There is something absolutely charming about downtown St. Charles.

Maybe it's the quaint little houses, the hilly streets, the antique stores and boutiques. Maybe it's the abundance of places to have a good time: Italian eateries, Irish pubs, Mexican restaurants. And then there's the nice little family-owned and operated Thai bistro called Thai Zie.

The scene

The family's mom, Toom Wiitanen, is the chef; her son, Champ Akkarapol, is the owner; and the niece, who just came from Thailand, will take care of you impeccably as a hostess and server. The decor is typical of the nature of the cuisine -- bright, colorful and vibrant, with a long, jaunty orange wall on one side and large photographs of Thailand adorning it.

The food

If you see an appetizer that boasts being passed down through four generations, you'd better not pass it up.

The Kanom Jeeb is that perfected, indeed. Steamed pork and shrimp dumplings look like four perfect little handmade flowers, served with a thick sweet brown sauce and prepared with ease as a good transition into the abundance of flavors that follow in a typical Thai dinner. Go on, use your hands; no one minds.

Another warm-me-up is the Hoy Ob, half-shell monster mussels with basil in seafood sauce. The mussels were a tad bit too chewy, but the basil went great, taking some of the edge off the seafood sauce (the latter of which seems to be a near ubiquitous staple of this cuisine).

The restaurant is BYOB, quite a refreshing touch for a suburban restaurant, overlapping a touch of spontaneity with quite unexpected culture. (We brought some Negra Modelo with lime, which went along rather perfectly.)

You'll need the drinks to take the edge off of an extensive menu, which offers soups, salads, northeastern Thai food entrees, noodles, curry and the chef's specialties. It can look a bit daunting, but as long as you choose a solid meat and sauce flavors, it should be smooth sailing from there.

The good news is you can't really go wrong with anything you pick -- or be able to resist the compulsory aspect of sharing.

The pepper steak, made with tender beef, onion, tomato, Asian straw mushrooms and bell pepper tossed in light, sweet brown gravy projects a delicate and reassuringly simple flavor, especially for those averse to taking culinary risks.
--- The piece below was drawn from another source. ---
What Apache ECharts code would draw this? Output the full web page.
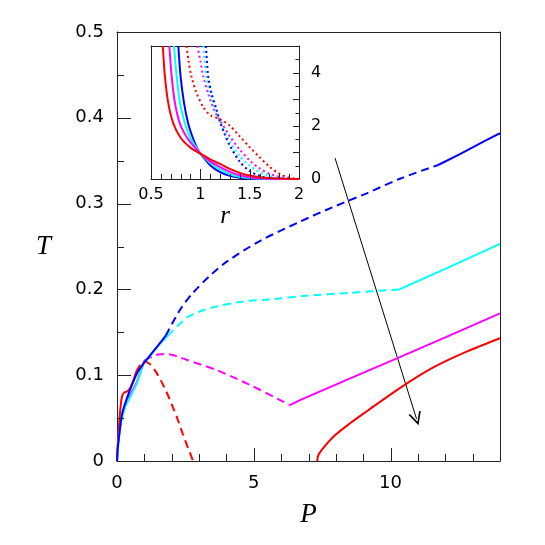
<!DOCTYPE html>
<html>
<head>
<meta charset="utf-8">
<script src="https://cdn.jsdelivr.net/npm/echarts@6/dist/echarts.min.js"></script>
<style>
  html, body { margin: 0; padding: 0; background: #fff; }
  #chart { width: 545px; height: 545px; }
</style>
</head>
<body>
<div id="chart"></div>
<script>
// main panel: T against P, each colour split into solid / dashed pieces
const redSolidA = [[0, 0], [0.03, 0.02], [0.06, 0.036], [0.12, 0.06], [0.18, 0.075], [0.27, 0.08], [0.37, 0.081], [0.5, 0.086], [0.6, 0.094], [0.7, 0.104]]
const redDashed = [[0.7, 0.104], [0.85, 0.112], [1.0, 0.116], [1.2, 0.113], [1.4, 0.105], [1.6, 0.094], [1.8, 0.081], [2.0, 0.066], [2.2, 0.05], [2.4, 0.032], [2.6, 0.015], [2.78, 0]]
const redSolidB = [[7.32, 0], [7.35, 0.006], [7.48, 0.0128], [7.91, 0.0283], [8.52, 0.044], [9.13, 0.058], [10.34, 0.085], [11.56, 0.109], [12.78, 0.1274], [14, 0.143]]

const magentaSolidA = [[0, 0], [0.05, 0.025], [0.15, 0.048], [0.3, 0.066], [0.5, 0.078], [0.7, 0.09], [0.85, 0.103], [1.0, 0.117]]
const magentaDashed = [[1.0, 0.117], [1.3, 0.122], [1.6, 0.1245], [1.9, 0.1245], [2.2, 0.122], [2.54, 0.118], [3.0, 0.113], [3.64, 0.106], [4.86, 0.0886], [5.96, 0.071], [6.32, 0.065]]
const magentaSolidB = [[6.32, 0.065], [6.69, 0.071], [8.5, 0.096], [10.34, 0.121], [12, 0.144], [14, 0.172]]

const cyanSolidA = [[0, 0], [0.05, 0.02], [0.15, 0.045], [0.3, 0.063], [0.55, 0.079], [0.72, 0.09], [0.84, 0.101], [0.96, 0.113], [1.2, 0.122], [1.5, 0.134], [1.85, 0.146]]
const cyanDashed = [[1.85, 0.146], [2.3, 0.16], [2.54, 0.167], [3.0, 0.174], [3.64, 0.18], [4.62, 0.186], [5.84, 0.189], [6.69, 0.192], [8.5, 0.196], [10.32, 0.2]]
const cyanSolidB = [[10.32, 0.2], [12, 0.224], [14, 0.253]]

const blueSolidA = [[0, 0], [0.02, 0.012], [0.06, 0.0245], [0.18, 0.054], [0.43, 0.079], [0.73, 0.102], [1.03, 0.116], [1.46, 0.133], [1.78, 0.146]]
const blueDashed = [[1.78, 0.146], [2.3, 0.176], [2.75, 0.195], [3.4, 0.216], [4.0, 0.232], [5.2, 0.256], [6.69, 0.279], [7.9, 0.296], [9.13, 0.312], [10.34, 0.329], [11.74, 0.345]]
const blueSolidB = [[11.74, 0.345], [12.5, 0.357], [13.5, 0.374], [14, 0.382]]

const arrowFrom = [7.97, 0.353]
const arrowTo = [10.95, 0.049]

// tick labels and tick positions
const mainXLabels = [0, 5, 10]
const mainXMajorTicks = [5, 10]
const mainXMinorTicks = [1, 2, 3, 4, 6, 7, 8, 9, 11, 12, 13]
const mainYMajorTicks = [0.1, 0.2, 0.3, 0.4]
const mainYMinorTicks = [0.05, 0.15, 0.25, 0.35, 0.45]

// inset: r
const insetRedSolid = [[0.62, 5], [0.64, 3.9], [0.675, 2.85], [0.725, 2.1], [0.8, 1.55], [0.9, 1.18], [1.0, 0.95], [1.1, 0.74], [1.2, 0.57], [1.3, 0.38], [1.4, 0.23], [1.5, 0.13], [1.6, 0.07], [1.7, 0.035], [1.85, 0.012], [2.0, 0.003]]
const insetMagentaSolid = [[0.686, 5], [0.71, 3.85], [0.743, 2.85], [0.794, 2.07], [0.862, 1.57], [0.93, 1.25], [1.0, 0.96], [1.1, 0.66], [1.2, 0.45], [1.3, 0.27], [1.4, 0.14], [1.5, 0.07], [1.6, 0.03], [1.75, 0.01], [2.0, 0]]
const insetCyanSolid = [[0.733, 5], [0.76, 3.85], [0.794, 2.85], [0.845, 2.07], [0.895, 1.57], [0.956, 1.2], [1.0, 0.96], [1.1, 0.6], [1.2, 0.35], [1.3, 0.18], [1.4, 0.08], [1.5, 0.035], [1.65, 0.01], [2.0, 0]]
const insetBlueSolid = [[0.777, 5], [0.8, 3.85], [0.835, 2.85], [0.878, 2.07], [0.922, 1.57], [0.963, 1.2], [1.0, 0.96], [1.1, 0.52], [1.2, 0.26], [1.3, 0.12], [1.4, 0.045], [1.5, 0.015], [1.65, 0], [2.0, 0]]

const insetRedDotted = [[0.86, 5], [0.88, 4.45], [0.91, 3.85], [0.96, 3.25], [1.03, 2.7], [1.1, 2.4], [1.2, 2.25], [1.3, 2.0], [1.4, 1.6], [1.5, 1.2], [1.6, 0.82], [1.7, 0.47], [1.8, 0.2], [1.9, 0.05], [2.0, 0]]
const insetMagentaDotted = [[0.97, 5], [1.0, 4.45], [1.03, 3.85], [1.08, 3.2], [1.14, 2.6], [1.2, 2.2], [1.3, 1.6], [1.4, 1.1], [1.5, 0.7], [1.6, 0.4], [1.7, 0.2], [1.8, 0.08], [1.9, 0.02], [2.0, 0]]
const insetCyanDotted = [[1.03, 5], [1.06, 3.85], [1.1, 3.2], [1.15, 2.6], [1.2, 2.15], [1.3, 1.4], [1.4, 0.85], [1.5, 0.5], [1.6, 0.26], [1.7, 0.11], [1.8, 0.04], [1.9, 0.01], [2.0, 0]]
const insetBlueDotted = [[1.057, 5], [1.08, 3.85], [1.115, 3.2], [1.165, 2.6], [1.2, 2.15], [1.25, 1.65], [1.3, 1.25], [1.4, 0.65], [1.5, 0.3], [1.6, 0.12], [1.7, 0.04], [1.8, 0.01], [2.0, 0]]

const insetYLabels = [0, 2, 4]
const insetXMajorTicks = [1, 1.5]
const insetXMinorTicks = [0.6, 0.7, 0.8, 0.9, 1.1, 1.2, 1.3, 1.4, 1.6, 1.7, 1.8, 1.9]
const insetYMajorTicks = [1, 2, 3, 4]
const insetYMinorTicks = [0.5, 1.5, 2.5, 3.5, 4.5]

const RED = '#ff0000'
const MAGENTA = '#ff00ff'
const CYAN = '#00ffff'
const BLUE = '#0000ff'
const AXIS = '#222'
const labelFont = 'DejaVu Sans'
const nameFont = 'Liberation Serif'

function curve (data, color, dash, idx, smooth) {
  return {
    type: 'line',
    data: data,
    xAxisIndex: idx === 0 ? 0 : 1,
    yAxisIndex: idx,
    symbol: 'none',
    smooth: smooth,
    lineStyle: { color: color, width: 2, type: dash }
  }
}

// tick marks drawn through the axis scales; side says which frame edge they sit on
function ticks (values, idx, side, anchor, len) {
  return {
    type: 'custom',
    xAxisIndex: idx === 0 ? 0 : 1,
    yAxisIndex: idx,
    silent: true,
    clip: false,
    z: 4,
    encode: { x: 0, y: 0 },
    data: values.map(v => [v]),
    renderItem: (params, api) => {
      const v = api.value(0)
      let p
      let shape
      if (side === 'bottom') {
        p = api.coord([v, anchor])
        const x = Math.round(p[0]) + 0.5
        shape = { x1: x, y1: p[1], x2: x, y2: p[1] - len }
      } else if (side === 'left') {
        p = api.coord([anchor, v])
        const y = Math.round(p[1]) + 0.5
        shape = { x1: p[0], y1: y, x2: p[0] + len, y2: y }
      } else {
        p = api.coord([anchor, v])
        const y = Math.round(p[1]) + 0.5
        shape = { x1: p[0], y1: y, x2: p[0] - len, y2: y }
      }
      return { type: 'line', shape: shape, style: { stroke: AXIS, lineWidth: 1 } }
    }
  }
}

// plain border axis: only a line, no ticks or labels
function borderAxis (grid, pos, min, max) {
  return {
    gridIndex: grid,
    type: 'value',
    min: min,
    max: max,
    position: pos,
    axisLine: { show: true, onZero: false, lineStyle: { color: AXIS } },
    axisTick: { show: false },
    axisLabel: { show: false },
    splitLine: { show: false }
  }
}

const dash = [8, 5]
const dot = [2, 3]

const chart = echarts.init(document.getElementById('chart'))

const series = [
  curve(redSolidA, RED, 'solid', 0, 0.2),
  curve(redDashed, RED, dash, 0, 0.3),
  curve(redSolidB, RED, 'solid', 0, 0.3),
  curve(magentaSolidA, MAGENTA, 'solid', 0, 0.2),
  curve(magentaDashed, MAGENTA, dash, 0, 0.3),
  curve(magentaSolidB, MAGENTA, 'solid', 0, false),
  curve(cyanSolidA, CYAN, 'solid', 0, 0.2),
  curve(cyanDashed, CYAN, dash, 0, 0.3),
  curve(cyanSolidB, CYAN, 'solid', 0, false),
  curve(blueSolidA, BLUE, 'solid', 0, 0.2),
  curve(blueDashed, BLUE, dash, 0, 0.3),
  curve(blueSolidB, BLUE, 'solid', 0, false),

  curve(insetRedDotted, RED, dot, 1, 0.3),
  curve(insetMagentaDotted, MAGENTA, dot, 1, 0.3),
  curve(insetCyanDotted, CYAN, dot, 1, 0.3),
  curve(insetBlueDotted, BLUE, dot, 1, 0.3),
  curve(insetBlueSolid, BLUE, 'solid', 1, 0.3),
  curve(insetCyanSolid, CYAN, 'solid', 1, 0.3),
  curve(insetMagentaSolid, MAGENTA, 'solid', 1, 0.3),
  curve(insetRedSolid, RED, 'solid', 1, 0.3),

  ticks(mainXMajorTicks, 0, 'bottom', 0, 13),
  ticks(mainXMinorTicks, 0, 'bottom', 0, 7),
  ticks(mainYMajorTicks, 0, 'left', 0, 14),
  ticks(mainYMinorTicks, 0, 'left', 0, 7),
  ticks(insetXMajorTicks, 1, 'bottom', 0, 10),
  ticks(insetXMinorTicks, 1, 'bottom', 0, 5),
  ticks(insetYMajorTicks, 1, 'right', 2, 6),
  ticks(insetYMinorTicks, 1, 'right', 2, 3.5)
]

// the arrow across the curves
series.push({
  type: 'lines',
  coordinateSystem: 'cartesian2d',
  xAxisIndex: 0,
  yAxisIndex: 0,
  symbol: ['none', 'path://M5,0 L10,18 L8.6,18 L5,5 L1.4,18 L0,18 Z'],
  symbolSize: [8, 13],
  lineStyle: { color: '#000', width: 1, opacity: 1 },
  data: [{ coords: [arrowFrom, arrowTo] }]
})

const option = {
  animation: false,
  grid: [
    { left: 117, top: 32, width: 383, height: 429 },
    { left: 151, top: 46, width: 148, height: 133 }
  ],
  xAxis: [
    {
      gridIndex: 0,
      type: 'value',
      min: 0,
      max: 14,
      interval: 1,
      name: 'P',
      nameLocation: 'middle',
      nameGap: 40,
      nameTextStyle: { fontFamily: nameFont, fontStyle: 'italic', fontSize: 27, color: '#000' },
      axisLine: { onZero: false, lineStyle: { color: AXIS } },
      axisTick: { show: false },
      axisLabel: {
        margin: 13,
        fontFamily: labelFont,
        fontSize: 18,
        color: '#000',
        formatter: v => (mainXLabels.indexOf(v) >= 0 ? String(v) : '')
      },
      splitLine: { show: false }
    },
    {
      gridIndex: 1,
      type: 'value',
      min: 0.5,
      max: 2,
      interval: 0.5,
      name: 'r',
      nameLocation: 'middle',
      nameGap: 21,
      nameTextStyle: { fontFamily: nameFont, fontStyle: 'italic', fontSize: 25, color: '#000' },
      axisLine: { onZero: false, lineStyle: { color: AXIS } },
      axisTick: { show: false },
      axisLabel: { margin: 8, fontFamily: labelFont, fontSize: 16, color: '#000' },
      splitLine: { show: false }
    },
    borderAxis(0, 'top', 0, 14),
    borderAxis(1, 'top', 0.5, 2)
  ],
  yAxis: [
    {
      gridIndex: 0,
      type: 'value',
      min: 0,
      max: 0.5,
      interval: 0.1,
      name: 'T',
      nameLocation: 'middle',
      nameRotate: 0,
      nameGap: 66,
      nameTextStyle: { fontFamily: nameFont, fontStyle: 'italic', fontSize: 27, color: '#000' },
      axisLine: { show: true, onZero: false, lineStyle: { color: AXIS } },
      axisTick: { show: false },
      axisLabel: { margin: 13, fontFamily: labelFont, fontSize: 18, color: '#000' },
      splitLine: { show: false }
    },
    {
      gridIndex: 1,
      type: 'value',
      min: 0,
      max: 5,
      interval: 1,
      position: 'right',
      axisLine: { show: true, onZero: false, lineStyle: { color: AXIS } },
      axisTick: { show: false },
      axisLabel: {
        margin: 12,
        fontFamily: labelFont,
        fontSize: 16,
        color: '#000',
        formatter: v => (insetYLabels.indexOf(v) >= 0 ? String(v) : '')
      },
      splitLine: { show: false }
    },
    borderAxis(0, 'right', 0, 0.5),
    borderAxis(1, 'left', 0, 5)
  ],
  series: series
}

chart.setOption(option)
</script>
</body>
</html>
Another standout is the Bamee, red flavorful pieces of barbecued pork with the tiniest egg noodles and bean sprouts and crushed peanuts on top. A savory delight indeed.

The dessert menu changes periodically, but you're always safe with Thai Zie's staple, crispy banana egg rolls with chocolate sauce, filled with the soft goodness of mashed banana.
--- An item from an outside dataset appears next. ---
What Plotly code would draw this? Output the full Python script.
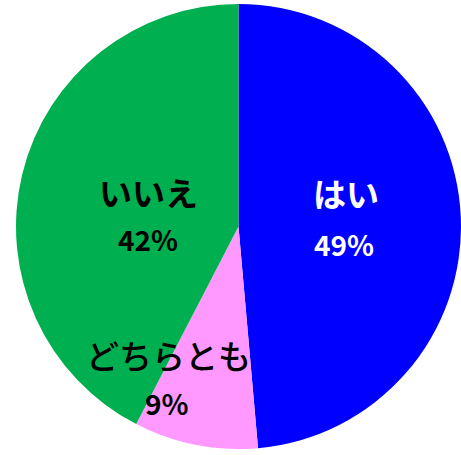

Don't fight it: You assuredly will have chocolate sauce running down your chin by the end.

The experience

On a low-key Thursday night, we were the center of attention. Something tells me, however, that most patrons feel this way, regardless of how many others fill the restaurant.

Don't be surprised that if upon finishing your meal the chef herself comes out with a bright beaming smile and chats with you.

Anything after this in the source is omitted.